**To do**
Please transcribe the data below exactly. Leave the pictures out.

━━━━━━━━

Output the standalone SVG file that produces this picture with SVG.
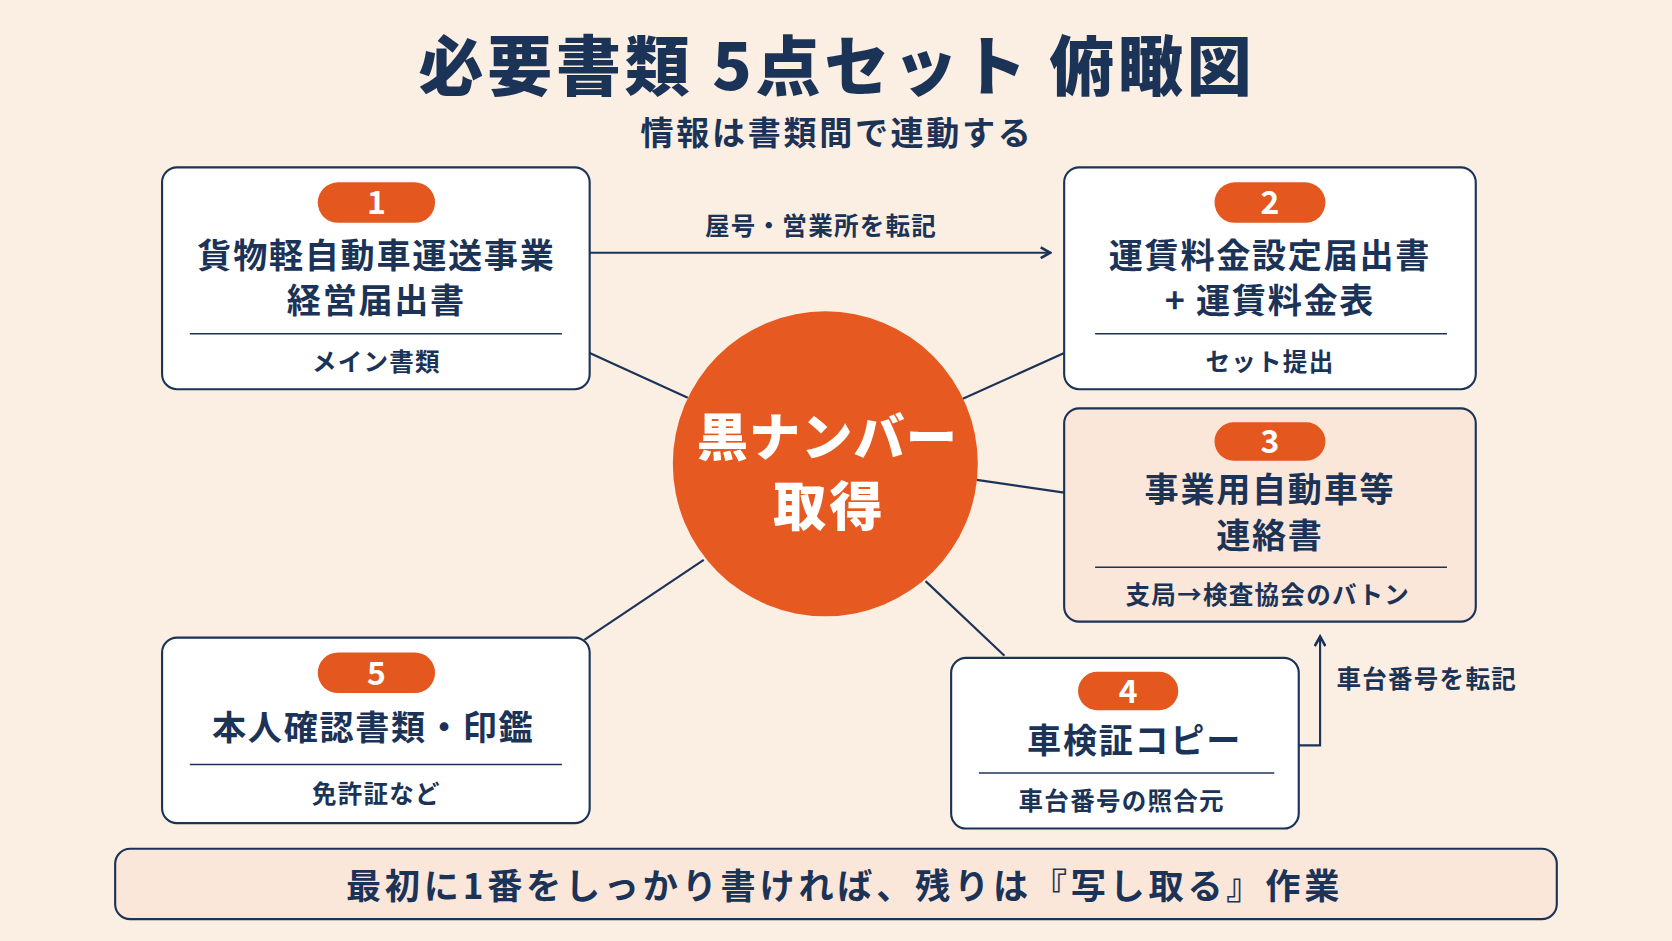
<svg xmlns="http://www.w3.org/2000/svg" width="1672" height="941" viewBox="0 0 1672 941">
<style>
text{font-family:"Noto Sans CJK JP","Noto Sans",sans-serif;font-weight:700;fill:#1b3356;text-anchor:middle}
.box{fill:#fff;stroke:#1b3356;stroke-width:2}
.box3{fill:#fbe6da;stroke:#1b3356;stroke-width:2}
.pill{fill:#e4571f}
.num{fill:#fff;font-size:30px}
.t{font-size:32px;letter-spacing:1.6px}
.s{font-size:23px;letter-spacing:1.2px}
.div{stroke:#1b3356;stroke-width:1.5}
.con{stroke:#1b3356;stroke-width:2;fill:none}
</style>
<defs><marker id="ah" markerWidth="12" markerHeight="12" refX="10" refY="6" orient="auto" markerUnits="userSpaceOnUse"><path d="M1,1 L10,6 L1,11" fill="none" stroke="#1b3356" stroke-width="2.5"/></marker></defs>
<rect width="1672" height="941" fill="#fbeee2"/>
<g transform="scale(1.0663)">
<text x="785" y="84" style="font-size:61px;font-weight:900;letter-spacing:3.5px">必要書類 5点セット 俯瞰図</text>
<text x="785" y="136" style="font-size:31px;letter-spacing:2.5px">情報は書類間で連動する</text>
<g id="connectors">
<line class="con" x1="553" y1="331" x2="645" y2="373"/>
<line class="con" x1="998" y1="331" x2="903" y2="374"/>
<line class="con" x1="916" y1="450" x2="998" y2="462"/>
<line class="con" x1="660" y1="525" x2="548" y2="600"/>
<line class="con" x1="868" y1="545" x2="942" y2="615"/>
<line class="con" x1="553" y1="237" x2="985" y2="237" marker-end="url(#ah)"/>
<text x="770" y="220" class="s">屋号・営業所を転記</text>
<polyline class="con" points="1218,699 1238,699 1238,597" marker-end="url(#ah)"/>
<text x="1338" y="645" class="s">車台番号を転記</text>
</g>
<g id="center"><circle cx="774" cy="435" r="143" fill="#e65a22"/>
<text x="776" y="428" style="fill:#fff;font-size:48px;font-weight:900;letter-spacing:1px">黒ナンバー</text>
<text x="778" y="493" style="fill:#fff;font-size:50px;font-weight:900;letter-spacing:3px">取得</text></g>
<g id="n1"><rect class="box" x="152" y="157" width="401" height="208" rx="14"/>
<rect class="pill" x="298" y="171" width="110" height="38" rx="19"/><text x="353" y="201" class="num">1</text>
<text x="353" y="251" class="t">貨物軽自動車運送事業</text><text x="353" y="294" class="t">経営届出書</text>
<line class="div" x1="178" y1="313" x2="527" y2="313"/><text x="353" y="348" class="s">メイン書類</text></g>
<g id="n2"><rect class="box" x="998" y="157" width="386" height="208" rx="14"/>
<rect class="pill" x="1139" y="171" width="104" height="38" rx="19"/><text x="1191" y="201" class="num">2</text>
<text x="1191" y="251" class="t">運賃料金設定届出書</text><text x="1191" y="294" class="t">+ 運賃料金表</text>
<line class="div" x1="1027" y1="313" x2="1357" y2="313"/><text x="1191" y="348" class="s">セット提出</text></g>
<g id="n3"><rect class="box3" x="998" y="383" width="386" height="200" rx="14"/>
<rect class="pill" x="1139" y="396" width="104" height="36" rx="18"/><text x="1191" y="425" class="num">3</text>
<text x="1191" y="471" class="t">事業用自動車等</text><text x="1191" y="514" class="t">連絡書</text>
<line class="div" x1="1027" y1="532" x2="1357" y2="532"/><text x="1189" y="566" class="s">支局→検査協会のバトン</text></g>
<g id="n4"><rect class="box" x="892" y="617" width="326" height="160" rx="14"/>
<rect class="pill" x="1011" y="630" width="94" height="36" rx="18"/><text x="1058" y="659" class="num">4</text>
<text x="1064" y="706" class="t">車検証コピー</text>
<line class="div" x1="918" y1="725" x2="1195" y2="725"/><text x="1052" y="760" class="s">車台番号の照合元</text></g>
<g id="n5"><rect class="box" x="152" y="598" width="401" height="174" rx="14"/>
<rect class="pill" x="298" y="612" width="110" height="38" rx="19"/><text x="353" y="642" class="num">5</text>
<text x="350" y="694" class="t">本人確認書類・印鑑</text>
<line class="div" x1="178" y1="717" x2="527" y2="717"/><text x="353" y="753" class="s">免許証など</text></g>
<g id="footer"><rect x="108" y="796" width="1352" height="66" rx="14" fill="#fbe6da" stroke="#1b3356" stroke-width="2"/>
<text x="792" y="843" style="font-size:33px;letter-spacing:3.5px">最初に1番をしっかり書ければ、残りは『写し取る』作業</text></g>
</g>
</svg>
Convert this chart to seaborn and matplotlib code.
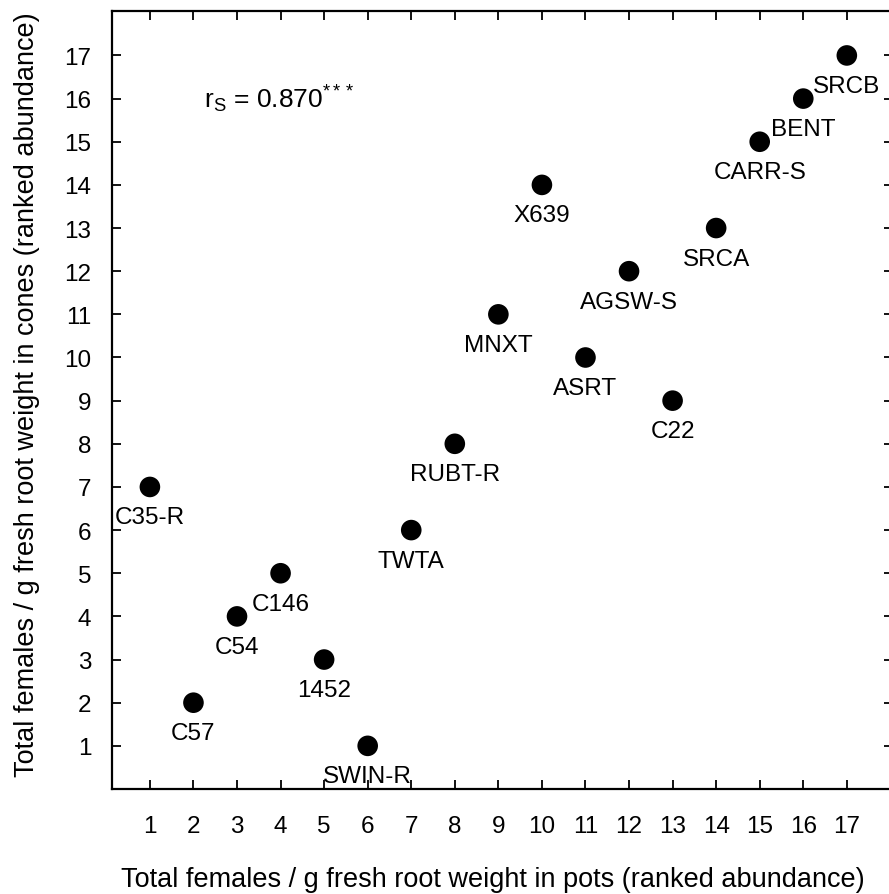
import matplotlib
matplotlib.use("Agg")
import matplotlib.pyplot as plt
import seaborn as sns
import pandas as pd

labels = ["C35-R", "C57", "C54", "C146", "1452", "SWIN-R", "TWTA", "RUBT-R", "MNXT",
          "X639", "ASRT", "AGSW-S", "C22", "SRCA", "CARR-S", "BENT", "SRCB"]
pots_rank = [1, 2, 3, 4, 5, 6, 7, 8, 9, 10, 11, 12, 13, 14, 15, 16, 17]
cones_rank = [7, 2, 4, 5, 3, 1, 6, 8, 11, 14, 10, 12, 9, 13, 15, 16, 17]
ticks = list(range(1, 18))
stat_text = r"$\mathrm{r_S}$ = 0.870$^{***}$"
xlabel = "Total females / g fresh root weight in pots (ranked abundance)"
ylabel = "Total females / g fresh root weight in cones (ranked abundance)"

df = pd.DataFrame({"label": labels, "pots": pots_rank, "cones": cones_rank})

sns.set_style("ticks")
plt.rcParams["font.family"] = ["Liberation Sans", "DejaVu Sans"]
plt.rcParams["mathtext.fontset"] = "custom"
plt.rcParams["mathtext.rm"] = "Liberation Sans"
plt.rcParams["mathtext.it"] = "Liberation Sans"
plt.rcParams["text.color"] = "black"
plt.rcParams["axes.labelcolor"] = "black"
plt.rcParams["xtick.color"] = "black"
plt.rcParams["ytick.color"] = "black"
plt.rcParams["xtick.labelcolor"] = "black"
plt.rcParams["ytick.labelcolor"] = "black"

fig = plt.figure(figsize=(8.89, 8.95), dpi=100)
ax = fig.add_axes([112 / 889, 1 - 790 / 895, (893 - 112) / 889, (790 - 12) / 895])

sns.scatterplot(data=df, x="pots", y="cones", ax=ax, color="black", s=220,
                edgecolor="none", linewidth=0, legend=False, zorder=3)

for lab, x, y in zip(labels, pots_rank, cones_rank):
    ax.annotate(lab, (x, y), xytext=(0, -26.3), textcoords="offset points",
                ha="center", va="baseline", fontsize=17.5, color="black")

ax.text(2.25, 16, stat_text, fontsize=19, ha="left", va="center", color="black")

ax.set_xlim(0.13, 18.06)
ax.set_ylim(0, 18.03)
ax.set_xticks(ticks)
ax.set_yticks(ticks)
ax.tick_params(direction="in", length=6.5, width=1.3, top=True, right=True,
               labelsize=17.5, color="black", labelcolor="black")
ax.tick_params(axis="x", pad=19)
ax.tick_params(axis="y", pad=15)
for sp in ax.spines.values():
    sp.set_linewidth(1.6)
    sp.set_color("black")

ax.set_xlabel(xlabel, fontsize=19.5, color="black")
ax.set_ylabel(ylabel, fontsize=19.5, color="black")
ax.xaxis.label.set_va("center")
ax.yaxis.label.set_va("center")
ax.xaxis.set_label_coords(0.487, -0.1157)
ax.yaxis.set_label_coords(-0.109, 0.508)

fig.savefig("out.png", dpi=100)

━━━━━━━━

**Completed exercise**
Output the standalone SVG file that produces this picture with SVG.
<svg xmlns="http://www.w3.org/2000/svg" width="1672" height="941" viewBox="0 0 1672 941">
<style>
text{font-family:"Noto Sans CJK JP","Noto Sans",sans-serif;font-weight:700;fill:#1b3356;text-anchor:middle}
.box{fill:#fff;stroke:#1b3356;stroke-width:2}
.box3{fill:#fbe6da;stroke:#1b3356;stroke-width:2}
.pill{fill:#e4571f}
.num{fill:#fff;font-size:30px}
.t{font-size:32px;letter-spacing:1.6px}
.s{font-size:23px;letter-spacing:1.2px}
.div{stroke:#1b3356;stroke-width:1.5}
.con{stroke:#1b3356;stroke-width:2;fill:none}
</style>
<defs><marker id="ah" markerWidth="12" markerHeight="12" refX="10" refY="6" orient="auto" markerUnits="userSpaceOnUse"><path d="M1,1 L10,6 L1,11" fill="none" stroke="#1b3356" stroke-width="2.5"/></marker></defs>
<rect width="1672" height="941" fill="#fbeee2"/>
<g transform="scale(1.0663)">
<text x="785" y="84" style="font-size:61px;font-weight:900;letter-spacing:3.5px">必要書類 5点セット 俯瞰図</text>
<text x="785" y="136" style="font-size:31px;letter-spacing:2.5px">情報は書類間で連動する</text>
<g id="connectors">
<line class="con" x1="553" y1="331" x2="645" y2="373"/>
<line class="con" x1="998" y1="331" x2="903" y2="374"/>
<line class="con" x1="916" y1="450" x2="998" y2="462"/>
<line class="con" x1="660" y1="525" x2="548" y2="600"/>
<line class="con" x1="868" y1="545" x2="942" y2="615"/>
<line class="con" x1="553" y1="237" x2="985" y2="237" marker-end="url(#ah)"/>
<text x="770" y="220" class="s">屋号・営業所を転記</text>
<polyline class="con" points="1218,699 1238,699 1238,597" marker-end="url(#ah)"/>
<text x="1338" y="645" class="s">車台番号を転記</text>
</g>
<g id="center"><circle cx="774" cy="435" r="143" fill="#e65a22"/>
<text x="776" y="428" style="fill:#fff;font-size:48px;font-weight:900;letter-spacing:1px">黒ナンバー</text>
<text x="778" y="493" style="fill:#fff;font-size:50px;font-weight:900;letter-spacing:3px">取得</text></g>
<g id="n1"><rect class="box" x="152" y="157" width="401" height="208" rx="14"/>
<rect class="pill" x="298" y="171" width="110" height="38" rx="19"/><text x="353" y="201" class="num">1</text>
<text x="353" y="251" class="t">貨物軽自動車運送事業</text><text x="353" y="294" class="t">経営届出書</text>
<line class="div" x1="178" y1="313" x2="527" y2="313"/><text x="353" y="348" class="s">メイン書類</text></g>
<g id="n2"><rect class="box" x="998" y="157" width="386" height="208" rx="14"/>
<rect class="pill" x="1139" y="171" width="104" height="38" rx="19"/><text x="1191" y="201" class="num">2</text>
<text x="1191" y="251" class="t">運賃料金設定届出書</text><text x="1191" y="294" class="t">+ 運賃料金表</text>
<line class="div" x1="1027" y1="313" x2="1357" y2="313"/><text x="1191" y="348" class="s">セット提出</text></g>
<g id="n3"><rect class="box3" x="998" y="383" width="386" height="200" rx="14"/>
<rect class="pill" x="1139" y="396" width="104" height="36" rx="18"/><text x="1191" y="425" class="num">3</text>
<text x="1191" y="471" class="t">事業用自動車等</text><text x="1191" y="514" class="t">連絡書</text>
<line class="div" x1="1027" y1="532" x2="1357" y2="532"/><text x="1189" y="566" class="s">支局→検査協会のバトン</text></g>
<g id="n4"><rect class="box" x="892" y="617" width="326" height="160" rx="14"/>
<rect class="pill" x="1011" y="630" width="94" height="36" rx="18"/><text x="1058" y="659" class="num">4</text>
<text x="1064" y="706" class="t">車検証コピー</text>
<line class="div" x1="918" y1="725" x2="1195" y2="725"/><text x="1052" y="760" class="s">車台番号の照合元</text></g>
<g id="n5"><rect class="box" x="152" y="598" width="401" height="174" rx="14"/>
<rect class="pill" x="298" y="612" width="110" height="38" rx="19"/><text x="353" y="642" class="num">5</text>
<text x="350" y="694" class="t">本人確認書類・印鑑</text>
<line class="div" x1="178" y1="717" x2="527" y2="717"/><text x="353" y="753" class="s">免許証など</text></g>
<g id="footer"><rect x="108" y="796" width="1352" height="66" rx="14" fill="#fbe6da" stroke="#1b3356" stroke-width="2"/>
<text x="792" y="843" style="font-size:33px;letter-spacing:3.5px">最初に1番をしっかり書ければ、残りは『写し取る』作業</text></g>
</g>
</svg>
Convert this chart to seaborn and matplotlib code.
import matplotlib
matplotlib.use("Agg")
import matplotlib.pyplot as plt
import seaborn as sns
import pandas as pd

labels = ["C35-R", "C57", "C54", "C146", "1452", "SWIN-R", "TWTA", "RUBT-R", "MNXT",
          "X639", "ASRT", "AGSW-S", "C22", "SRCA", "CARR-S", "BENT", "SRCB"]
pots_rank = [1, 2, 3, 4, 5, 6, 7, 8, 9, 10, 11, 12, 13, 14, 15, 16, 17]
cones_rank = [7, 2, 4, 5, 3, 1, 6, 8, 11, 14, 10, 12, 9, 13, 15, 16, 17]
ticks = list(range(1, 18))
stat_text = r"$\mathrm{r_S}$ = 0.870$^{***}$"
xlabel = "Total females / g fresh root weight in pots (ranked abundance)"
ylabel = "Total females / g fresh root weight in cones (ranked abundance)"

df = pd.DataFrame({"label": labels, "pots": pots_rank, "cones": cones_rank})

sns.set_style("ticks")
plt.rcParams["font.family"] = ["Liberation Sans", "DejaVu Sans"]
plt.rcParams["mathtext.fontset"] = "custom"
plt.rcParams["mathtext.rm"] = "Liberation Sans"
plt.rcParams["mathtext.it"] = "Liberation Sans"
plt.rcParams["text.color"] = "black"
plt.rcParams["axes.labelcolor"] = "black"
plt.rcParams["xtick.color"] = "black"
plt.rcParams["ytick.color"] = "black"
plt.rcParams["xtick.labelcolor"] = "black"
plt.rcParams["ytick.labelcolor"] = "black"

fig = plt.figure(figsize=(8.89, 8.95), dpi=100)
ax = fig.add_axes([112 / 889, 1 - 790 / 895, (893 - 112) / 889, (790 - 12) / 895])

sns.scatterplot(data=df, x="pots", y="cones", ax=ax, color="black", s=220,
                edgecolor="none", linewidth=0, legend=False, zorder=3)

for lab, x, y in zip(labels, pots_rank, cones_rank):
    ax.annotate(lab, (x, y), xytext=(0, -26.3), textcoords="offset points",
                ha="center", va="baseline", fontsize=17.5, color="black")

ax.text(2.25, 16, stat_text, fontsize=19, ha="left", va="center", color="black")

ax.set_xlim(0.13, 18.06)
ax.set_ylim(0, 18.03)
ax.set_xticks(ticks)
ax.set_yticks(ticks)
ax.tick_params(direction="in", length=6.5, width=1.3, top=True, right=True,
               labelsize=17.5, color="black", labelcolor="black")
ax.tick_params(axis="x", pad=19)
ax.tick_params(axis="y", pad=15)
for sp in ax.spines.values():
    sp.set_linewidth(1.6)
    sp.set_color("black")

ax.set_xlabel(xlabel, fontsize=19.5, color="black")
ax.set_ylabel(ylabel, fontsize=19.5, color="black")
ax.xaxis.label.set_va("center")
ax.yaxis.label.set_va("center")
ax.xaxis.set_label_coords(0.487, -0.1157)
ax.yaxis.set_label_coords(-0.109, 0.508)

fig.savefig("out.png", dpi=100)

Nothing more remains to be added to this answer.